Horas incontáveis de vozes sem rosto que saem do gravador. Horas de angústia, (imaginamos) reconstruindo as expressões dos rostos, os tons da tristeza. Horas febris de quem ouviu, assimilou e reviveu o sofrimento sonâmbulo do povo Ucraniano. É esta a magia que a autora faz, a magia de ouvir silêncios escondidos nas vozes de “Chernobyl” e de revelar muito mais do que poderíamos imaginar quando iniciamos a leitura.
Podemos afirmar que este romance colectivo, coro épico, reportagem polifónica (chamem-lhe o que quiserem) ilustra o início da queda de um gigante com pés de barro?

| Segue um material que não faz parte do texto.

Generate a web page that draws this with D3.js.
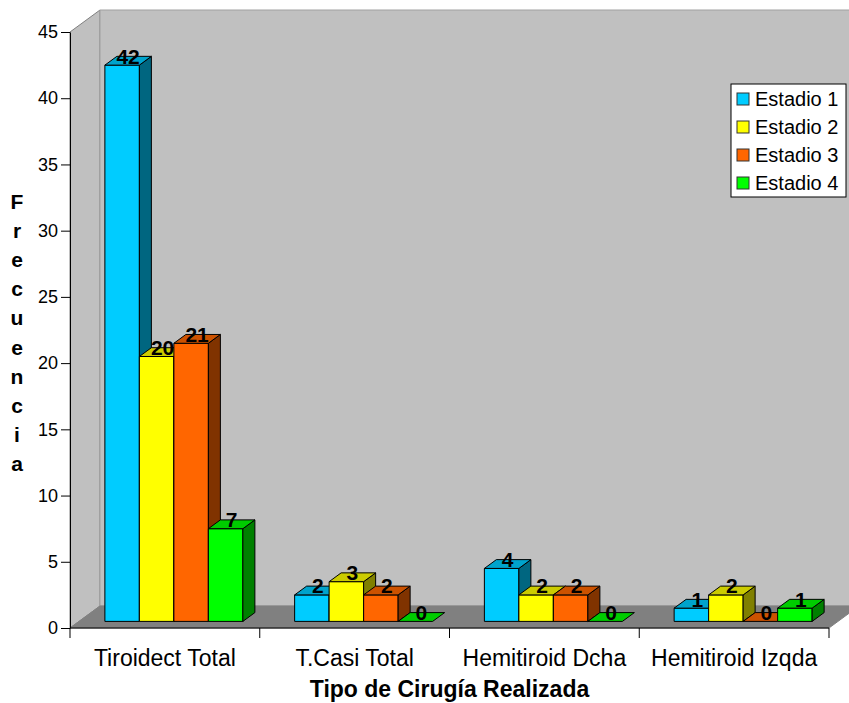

Traduz a dor de alma de um povo alimentado por várias etnias que assiste à agonia da União Soviética? Relata como os habitantes da Região de Polissia, Chernobyl, continuaram a existir, a ser, como se superaram depois de sofrerem na terra e na carne o mais terrível acidente nuclear da história? Dá voz aos corpos de bombeiros e militares anónimos que na madrugada de 26 de Abril de 1986 combateram chamas traiçoeiras, chamas que ficaram na pele e entraram no sangue mesmo depois de apagadas, heróis condenados à morte por falta de equipamentos e meios, heróis que salvaram a Europa sem saberem? Descreve como às 1:23 da madrugada, hora local, um pico de energia inesperado aumentou a potência do quarto reator da central nuclear de Chernobyl até cerca de 100 vezes a potência nominal e de como a explosão resultante, causada pela pressão de vapor e por uma reação química com o combustível exposto, explodiu a tampa de vedação de 1.000 toneladas de betão do núcleo do reator; a segunda explosão permitiu a entrada de ar, fazendo com que o moderador grafite explodisse em chamas? Denuncia a ironia do destino que deportou as gentes de Chernobyl, Pirypiat e outras cidades da região de Polissia que não queriam partir, que se obstinavam em não partir, substituindo-as por famílias anónimas, fugidas das atrocidades das guerras entre etnias que fomentavam a “desunião Soviética”, famílias que preferiram abrigar-se onde só bichos e estruturas de metal e betão continuaram vivos? Expõe o horror das mutações que flagelaram, indiscriminadamente, culpados e inocentes e marcaram na carne humana, a assinatura inesquecível da radiação?
“Vozes de Chernobyl” trata todos esses temas e muito mais. A obra apresentada pela Editora Elsinore e traduzida por Galina Mitrakhovich, abala a veracidade da teoria da forma, conhecida por “Gestaltismo”: não se pode ter conhecimento do “todo” por meio de suas partes, pois o todo é outro, que não a soma de suas partes.
É a voz omissa da autora, uma espécie de narrador-fantasma que investiu milhares de horas na escolha criteriosa de cada palavra, de cada testemunho, que faz luz sobre o todo, através das partes. É essa voz ausente e omnipresente que revela uma verdade universal da condição humana: o paradoxo do medo da mudança e uma incrível capacidade de adaptação e superação. Auscultar as “Vozes de Chernobyl” é mergulhar nessa verdade universal da humanidade, uma verdade transversal a raças e credos.